Die Walfänger fahren täglich außer sonn- und feiertags heraus aufs Meer und waren bereit mich mitzunehmen. Etwa eine Stunde nach Sonnenaufgang – gegen 6:30 Uhr – treffen sich die Seeleute an den Bootsschuppen am Strand knapp oberhalb der Hochwasserlinie. Die Männer rauchen und unterhalten sich. Ist die Mannschaft komplett, nimmt Markus, der Harpunier der Prau, eine Hülle aus geflochtenen Palmblättern vom Stevenkopf des Bootes. Damit ist das Boot in der Lage zu „sehen“ und Untiefen auszuweichen. Die Fischer stehen neben ihrem Boot und sprechen ein Gebet. Auf vor den Bug gelegten Rundhölzern schieben es die Männer den Strand hinunter ins Wasser. Erst stakt der Harpunier das Boot ein Stück und dann paddeln die Männer „hilabi, hilabi“ rufend los. Bei ausreichendem Wind wird gesegelt. „Satu, dua, tiga“, „eins, zwei, drei“ und der Mast aus zwei oben zusammen gebundenen Bambusstämmen wird aufgerichtet und dann das Segel gesetzt. Markus schärft die Harpune mit einem Schleifstein; dann folgt das zweite Gebet des Morgens. Der älteste Mann macht den Einsatz, dann fallen die anderen Fischer ein. Zum Schluss bekreuzigen sie sich und wünschen sich alle mit strahlenden Gesichtern einen „Guten Morgen“. Markus legt eine Harpune auf der Plattform zurecht – jetzt können die Wale kommen.
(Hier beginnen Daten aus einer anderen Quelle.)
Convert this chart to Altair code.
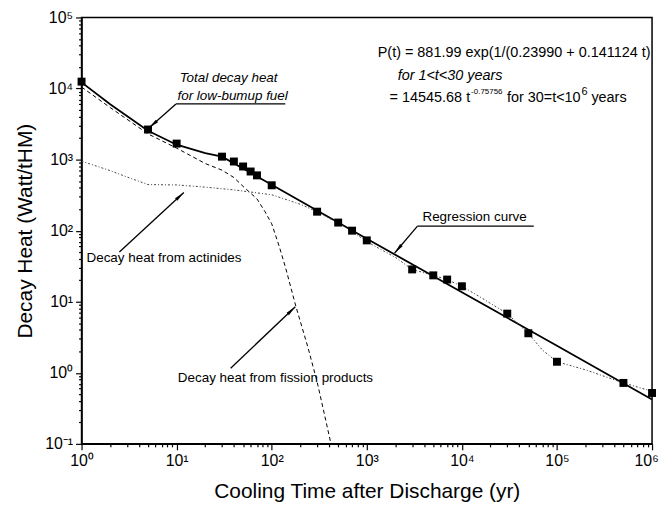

Während meines dreiwöchigen Aufenthalts im Mai erspähten wir zwar keine Pottwale, aber viele andere Meerestiere. Delfine sahen wir täglich. Einmal tauchte plötzlich ein einzelner Tunfisch auf, gejagt von einer Schule Delfine. Sie kamen direkt auf unser Boot zu; dabei sprangen sie immer wieder aus dem Wasser. Als sie unsere Prau sahen, tauchten sie ab. Ein anderes Mal verfehlte Markus einen Delfin, der hier neben anderen Zahnwalen wie dem Pottwal, und auch Haien und Seeschildkröten mit der Harpune gejagt wird. Fliegende Fische schnellten aus dem Wasser und segelten über die Meeresoberfläche dahin, manchmal auch ins Boot. Die Fischer saugten ihnen die Augen ab, für sie offensichtlich eine Delikatesse. Einmal sahen wir in der Ferne einen Manta einen Luftsprung meterhoch aus dem Wasser vollführen.
In der Hitze eines weiteren Tropentages kreuzten wir vor Lamalera. Während immer mindestens zwei Männer nach Beute Ausschau hielten, döste der Rest im Boot vor sich hin und rauchte kretek, die berüchtigten Nelkenzigaretten der Indonesier. Vor Überraschung schrien wir alle auf, als plötzlich laut und nah hinter uns ein zischendes Geräusch wie ein Wasserfall ertönte. Wir rissen unsere Köpfe herum. Ein Wal, vielleicht einhundert Meter von uns entfernt, war aufgetaucht und hatte eine Fontäne ausgestoßen. Die Fischer betrachteten gebannt das Ab- und Wiederauftauchen des Wals, der etwa doppelt so lang war wie unser zwölf Meter messendes Boot. Nur sein Rücken war dabei zu sehen. Nach fünf Wiederholungen dieses Schauspiels tauchte er ab, aber nicht steil genug, dass wir dabei seine Schwanzflosse sehen konnten.
Die Männer hatten keine Anstalten gemacht, diesen Wal zu jagen. Der Blauwal, das größte Tier unserer Erde, war für sie einfach zu groß und zu gefährlich.